Problem description
Could you write out the opening lines of the data, word for word, stopping after the line that contains "plt.rcParams['font.family'] = fonts"?

---------- Supplied material ----------

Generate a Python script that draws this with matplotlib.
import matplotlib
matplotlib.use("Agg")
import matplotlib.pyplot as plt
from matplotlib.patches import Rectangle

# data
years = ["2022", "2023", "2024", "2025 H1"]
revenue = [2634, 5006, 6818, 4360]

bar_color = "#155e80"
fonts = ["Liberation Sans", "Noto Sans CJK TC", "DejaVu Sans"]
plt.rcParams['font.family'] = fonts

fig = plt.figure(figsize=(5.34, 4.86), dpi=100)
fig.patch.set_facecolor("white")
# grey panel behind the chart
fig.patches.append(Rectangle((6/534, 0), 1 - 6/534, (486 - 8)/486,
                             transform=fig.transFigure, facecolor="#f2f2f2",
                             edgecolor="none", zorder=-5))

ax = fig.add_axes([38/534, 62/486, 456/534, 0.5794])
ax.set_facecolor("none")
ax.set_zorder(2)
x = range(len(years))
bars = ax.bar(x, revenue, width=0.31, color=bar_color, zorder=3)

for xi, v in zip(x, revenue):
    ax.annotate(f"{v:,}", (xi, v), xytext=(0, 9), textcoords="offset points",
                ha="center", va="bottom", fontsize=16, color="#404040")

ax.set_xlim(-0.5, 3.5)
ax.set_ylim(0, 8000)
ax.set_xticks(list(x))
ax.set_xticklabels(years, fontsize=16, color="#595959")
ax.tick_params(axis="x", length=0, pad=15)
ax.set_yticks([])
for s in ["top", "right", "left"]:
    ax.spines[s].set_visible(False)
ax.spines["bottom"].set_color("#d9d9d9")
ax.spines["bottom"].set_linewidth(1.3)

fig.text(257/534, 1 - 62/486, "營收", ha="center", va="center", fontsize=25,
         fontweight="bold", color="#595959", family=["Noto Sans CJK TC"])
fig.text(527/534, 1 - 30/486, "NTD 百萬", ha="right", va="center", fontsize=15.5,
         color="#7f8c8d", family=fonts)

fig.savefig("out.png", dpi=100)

----------

Task output
Generate a Python script that draws this with matplotlib.
import matplotlib
matplotlib.use("Agg")
import matplotlib.pyplot as plt
from matplotlib.patches import Rectangle

# data
years = ["2022", "2023", "2024", "2025 H1"]
revenue = [2634, 5006, 6818, 4360]

bar_color = "#155e80"
fonts = ["Liberation Sans", "Noto Sans CJK TC", "DejaVu Sans"]
plt.rcParams['font.family'] = fonts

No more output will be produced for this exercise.